The jury heard testimony that the Brickman crew did not place safety cones around their vehicle while it was parked, despite a company policy. The driver of the truck gave inconsistent testimony about how long he had been parked.
AGLIC’s case manager told Ace that because of the evidentiary rulings, a verdict in excess of $2 million was possible. A defense attorney suggested that Ace settle for that amount. Nevertheless, Ace refused when the Braswells, after the case went to the jury, offered to settle for $2 million.
The jury found in favor of the Braswells and awarded damages of $39,960,000 million, but deducted 32% to reflect Mark Braswell’s share of liability for the accident. The family later accepted a settlement of $9,750,000 to avoid appeal. AGLIC paid $7,750,000 of that, plus $50,000 for a supersedeas bond to protect Brickman on appeal. AGLIC then sued Ace seeking to recoup that money.

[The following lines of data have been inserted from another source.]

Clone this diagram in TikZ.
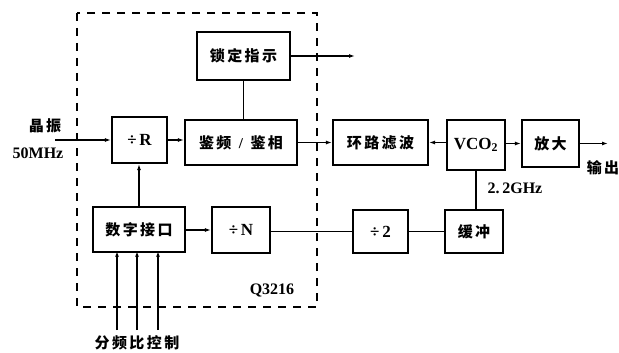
\documentclass[tikz,border=0pt]{standalone}
\usepackage{fontspec}
\setmainfont{Liberation Serif}
\newfontfamily\cjk[LetterSpace=16]{Noto Sans CJK SC}
\usetikzlibrary{arrows.meta}
\tikzset{
  blk/.style={draw, line width=2.2pt, inner sep=0pt, font=\fontsize{15}{17}\selectfont\bfseries},
  conn/.style={line width=1.4pt},
  arr/.style={conn, -{Latex[length=6pt,width=4pt]}},
  ctl/.style={line width=2pt, -{Latex[round,length=7pt,width=4pt]}},
  lbl/.style={inner sep=0pt, font=\fontsize{15}{17}\selectfont\bfseries},
  frame/.style={line width=1.3pt, dash pattern=on 8pt off 7pt}
}
\begin{document}
\begin{tikzpicture}[x=1pt,y=-1pt]
\useasboundingbox (0,0) rectangle (619,353);
\draw[frame] (77,13) rectangle (317,307);

\node[blk, minimum width=93pt, minimum height=48pt] (lock) at (243.5,56) {\cjk\bfseries 锁定指示};
\node[blk, minimum width=55pt, minimum height=46pt] (divR) at (139.5,140) {\fontsize{17}{19}\selectfont ÷\,R};
\node[blk, minimum width=112pt, minimum height=45pt] (pd) at (241,142.5) {{\cjk\bfseries 鉴频}\ \ /\ \ {\cjk\bfseries 鉴相}};
\node[blk, minimum width=95pt, minimum height=45pt] (lf) at (380.5,142.5) {\cjk\bfseries 环路滤波};
\node[blk, minimum width=58pt, minimum height=50pt] (vco) at (476,145) {\fontsize{17}{19}\selectfont VCO\textsubscript{2}};
\node[blk, minimum width=57pt, minimum height=47pt] (amp) at (550.5,143.5) {\cjk\bfseries 放大};
\node[blk, minimum width=58pt, minimum height=43pt] (buf) at (474,231.5) {\cjk\bfseries 缓冲};
\node[blk, minimum width=55pt, minimum height=43pt] (div2) at (380.5,231.5) {\fontsize{17}{19}\selectfont ÷\,2};
\node[blk, minimum width=58pt, minimum height=46pt] (divN) at (241,230) {\fontsize{17}{19}\selectfont ÷\,N};
\node[blk, minimum width=92pt, minimum height=45pt] (dig) at (139,229.5) {\cjk\bfseries 数字接口};

\node[lbl] (xtal) at (45,126) {\cjk\bfseries 晶振};
\node[lbl] (fin) at (38,153) {\fontsize{16}{18}\selectfont 50MHz};
\node[lbl] (outl) at (603,168) {\cjk\bfseries 输出};
\node[lbl] (ghz) at (515,188) {\fontsize{16}{18}\selectfont 2.\,2GHz};
\node[lbl] (chip) at (272,290) {\fontsize{16}{18}\selectfont Q3216};
\node[lbl] (ctrl) at (137,343) {\cjk\bfseries 分频比控制};

\coordinate (in) at (55,140);
\coordinate (lockout) at (355,56);
\coordinate (out) at (608,143.5);
\coordinate (c1) at (117,330);
\coordinate (c2) at (137,330);
\coordinate (c3) at (158,330);

\draw[arr] (in) -- (divR.west);
\draw[arr] (divR.east) -- (divR.east -| pd.west);
\draw[conn] (lock.south) -- (lock.south |- pd.north);
\draw[arr] (lock.east) -- (lockout);
\draw[arr] (pd.east) -- (lf.west);
\draw[arr] (vco.west |- lf.east) -- (lf.east);
\draw[arr] (vco.east |- amp.west) -- (amp.west);
\draw[arr] (amp.east) -- (out);
\draw[conn] (vco.south) -- (vco.south |- buf.north);
\draw[conn] (buf.west) -- (buf.west -| div2.east);
\draw[conn] (div2.west) -- (div2.west -| divN.east);
\draw[arr] (dig.east |- divN.west) -- (divN.west);
\draw[arr] (dig.north) -- (dig.north |- divR.south);
\draw[ctl] (c1) -- (c1 |- dig.south);
\draw[ctl] (c2) -- (c2 |- dig.south);
\draw[ctl] (c3) -- (c3 |- dig.south);
\end{tikzpicture}
\end{document}
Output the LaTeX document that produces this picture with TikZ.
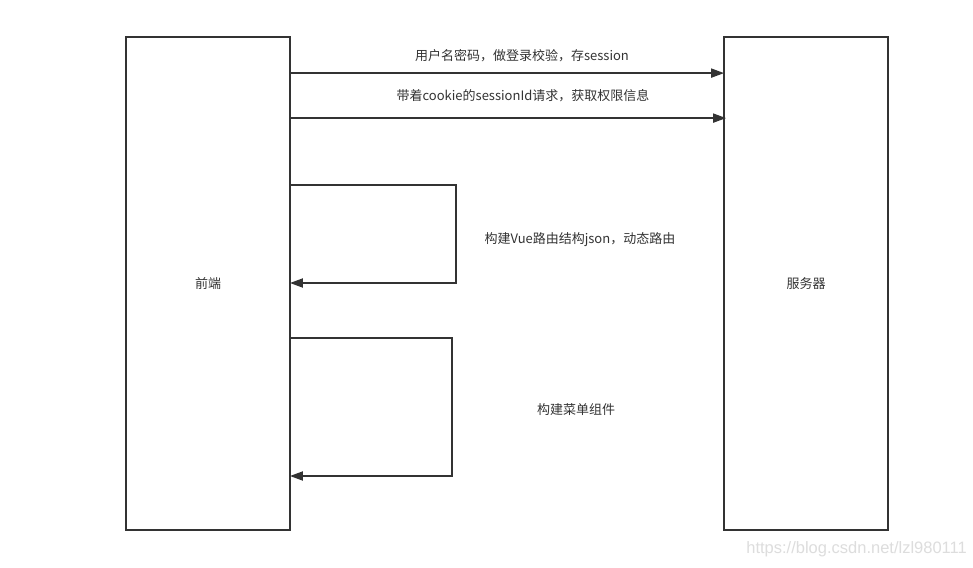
\documentclass[tikz,border=0pt]{standalone}
\usepackage{fontspec}
\setmainfont{Noto Sans CJK SC}
\newfontfamily\wmfont{Liberation Sans}
\usetikzlibrary{arrows.meta}
\definecolor{ln}{HTML}{333333}
\definecolor{wm}{HTML}{DDDDDD}
\tikzset{
  actor/.style={draw=ln, line width=1.8pt, minimum width=164pt, minimum height=493pt, inner sep=0pt, fill=white, font=\fontsize{13pt}{15pt}\selectfont, text=ln},
  msg/.style={draw=ln, line width=1.8pt, -{Triangle[length=13pt,width=9pt]}},
  lbl/.style={font=\fontsize{13pt}{15pt}\selectfont, text=ln, inner sep=0pt},
}
\begin{document}
\begin{tikzpicture}[x=1pt,y=-1pt]
\useasboundingbox (0,0) rectangle (973,567);
\fill[white] (0,0) rectangle (973,567);
\node[actor] (fe) at (208,283.5) {前端};
\node[actor] (be) at (806,283.5) {服务器};
% messages
\draw[msg] ([yshift=-37pt]fe.north east) -- ([yshift=-37pt,xshift=1pt]be.north west);
\node[lbl] (t1) at (522,56) {用户名密码，做登录校验，存session};
\draw[msg] ([yshift=-82pt]fe.north east) -- ([yshift=-82pt,xshift=3pt]be.north west);
\node[lbl] (t2) at (523,96) {带着cookie的sessionId请求，获取权限信息};
% self loops
\coordinate (l1a) at ([yshift=-149pt]fe.north east);
\coordinate (l1b) at (456,283);
\draw[msg] (l1a) -| (l1b) -- ([xshift=-1pt]fe.east |- l1b);
\node[lbl] (t3) at (580,240) {构建Vue路由结构json，动态路由};
\coordinate (l2a) at ([yshift=-302pt]fe.north east);
\coordinate (l2b) at (452,476);
\draw[msg] (l2a) -| (l2b) -- ([xshift=-1pt]fe.east |- l2b);
\node[lbl] (t4) at (576,410) {构建菜单组件};
% watermark
\node[text=wm, font=\wmfont\fontsize{16.5pt}{18pt}\selectfont, anchor=east, inner sep=0pt] (wmk) at (967,549) {https://blog.csdn.net/lzl980111};
\end{tikzpicture}
\end{document}
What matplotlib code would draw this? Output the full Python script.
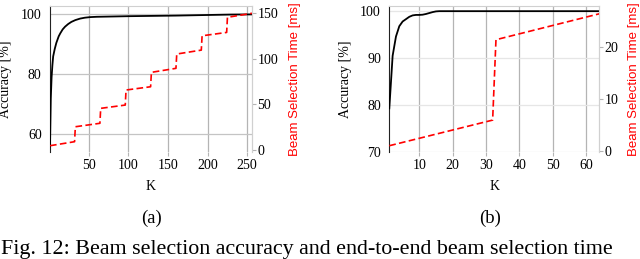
import matplotlib
matplotlib.use("Agg")
import matplotlib.pyplot as plt

# panel (a): 256 beams
k_acc_a = [1, 2, 3, 4, 5, 7, 9, 12, 14, 17, 20, 24, 28, 33, 39, 45, 52, 60,
           80, 100, 130, 160, 200, 230, 256]
acc_a = [56, 72, 79, 83, 86, 88.5, 90.5, 92.7, 93.7, 95, 95.9, 96.8, 97.5, 98.1,
         98.6, 98.9, 99.1, 99.2, 99.3, 99.4, 99.5, 99.6, 99.8, 99.95, 100]
k_time_a = [1, 32, 33, 64, 65, 96, 97, 128, 129, 160, 161, 192, 193, 224, 225, 256]
time_a = [4.7, 9.1, 25.5, 29.3, 45.7, 49.3, 65.8, 69.4, 85.2, 89.6, 105.3, 109.6,
          125.3, 129, 145.6, 150]

# panel (b): 64 beams
k_acc_b = [1, 2, 3, 4, 5, 6, 7, 8, 9, 10, 11, 12, 13, 14, 15, 16, 64]
acc_b = [79.3, 90.5, 94.6, 96.8, 97.8, 98.3, 98.8, 99.1, 99.2, 99.2, 99.25, 99.4,
         99.6, 99.8, 99.95, 100, 100]
k_time_b = [1, 32, 33, 64]
time_b = [0.96, 5.9, 21.4, 26.4]

serif = "Liberation Serif"
sans = "Liberation Sans"
plt.rcParams['font.family'] = serif

fig = plt.figure(figsize=(6.4, 2.59), dpi=100)

def panel(rect, k_acc, acc, k_time, tm, xlim, ylim, ylim2, xt, yt, yt2, hgrid):
    ax = fig.add_axes(rect)
    ax.set_xlim(*xlim)
    ax.set_ylim(*ylim)
    ax.set_xticks(xt)
    ax.set_yticks(yt)
    ax.grid(axis='x', color='#b4b4b4', linewidth=0.9)
    ax.grid(axis='y', color=hgrid, linewidth=0.9)
    ax.set_axisbelow(True)
    ax.plot(k_acc, acc, color='black', linewidth=1.3, zorder=3)
    for s in ['top', 'right']:
        ax.spines[s].set_color('#d0d0d0')
    ax.spines['bottom'].set_visible(False)
    ax.spines['left'].set_color('#222222')
    ax.tick_params(axis='y', length=0, pad=6, labelsize=10)
    ax.tick_params(axis='x', length=3, color='#b4b4b4', pad=2, labelsize=10)
    ax.set_xlabel('K', fontsize=10)
    ax.set_ylabel('Accuracy [%]', fontsize=10)

    ax2 = ax.twinx()
    ax2.set_ylim(*ylim2)
    ax2.set_yticks(yt2)
    ax2.plot(k_time, tm, color='#ff0000', linestyle=(0, (4, 2)), linewidth=1.2, zorder=3)
    for s in ['top', 'bottom', 'left']:
        ax2.spines[s].set_visible(False)
    ax2.spines['right'].set_color('#d0d0d0')
    ax2.tick_params(axis='y', length=3, color='#b4b4b4', pad=1, labelsize=10)
    ax2.set_ylabel('Beam Selection Time [ms]', color='#ff0000', fontsize=9.5,
                   family=sans)
    return ax, ax2

ax_a, ax_a2 = panel([50/640, 107/259, 202/640, 146/259], k_acc_a, acc_a, k_time_a, time_a,
                    (1, 256), (54.1, 102.8), (-2.2, 158),
                    [50, 100, 150, 200, 250], [60, 80, 100], [0, 50, 100, 150], '#c4c4c4')
ax_b, ax_b2 = panel([389.3/640, 107/259, 210/640, 146/259], k_acc_b, acc_b, k_time_b, time_b,
                    (1, 64), (70, 101.1), (-0.25, 27.9),
                    [10, 20, 30, 40, 50, 60], [70, 80, 90, 100], [0, 10, 20], '#e6e6e6')

ax_a.yaxis.set_label_coords(-0.188, 0.5)
ax_a2.yaxis.set_label_coords(1.185, 0.5)
ax_a.xaxis.set_label_coords(0.5, -0.19)
ax_b.yaxis.set_label_coords(-0.179, 0.5)
ax_b2.yaxis.set_label_coords(1.137, 0.5)
ax_b.xaxis.set_label_coords(0.5, -0.19)

fig.text(151.7/640, 1 - 218/259, '(a)', ha='center', va='center', fontsize=13.4)
fig.text(490/640, 1 - 218/259, '(b)', ha='center', va='center', fontsize=13.4)
fig.text(1/640, 1 - 254/259, 'Fig. 12: Beam selection accuracy and end-to-end beam selection time',
         ha='left', va='baseline', fontsize=15.8)

fig.savefig('out.png', dpi=100)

The U.S. District Court in Houston found in AGLIC’s favor and awarded AGLIC $7,935,034.33 in damages. Judge Keith P. Ellison wrote in his findings and conclusions of law that Ace’s primary interest was to settle the case below the primary policy limits. He said the insurer rejected advice from experts who warned that most South Texas juries would be reluctant to find a fire captain at fault for such an accident.
Ace said the evidence at trial “increased the known sympathy factor and attendant chance of large soft damages.”
“A reasonable insurer would thus have determined that an offer at the top of the original range suggested by defense counsel was proper given the enhanced possibility of a verdict well above $2 million,” Ellison’s findings state.
On appeal, the 5th Circuit panel rejected Ace’s arguments that it had no duty to accept the settlement offer because it was not clear if Michelle Braswell would equitably share the settlement with her children, a circumstance that in the past had persuaded some Texas courts to refuse to accept settlements. The court said Ace had failed to raise that “novel legal theory” at trial, so was barred from using it on appeal.
“The evidence placed before the district court is sufficient to support that Ace violated its Stowers duty by failing to reevaluate the settlement value of the case and accept the Braswells’ reasonable offer,” the 5th Circuit’s decision concludes.
The ruling is: American Guarantee and Liability Insurance Co. v ACE American Insurance Co.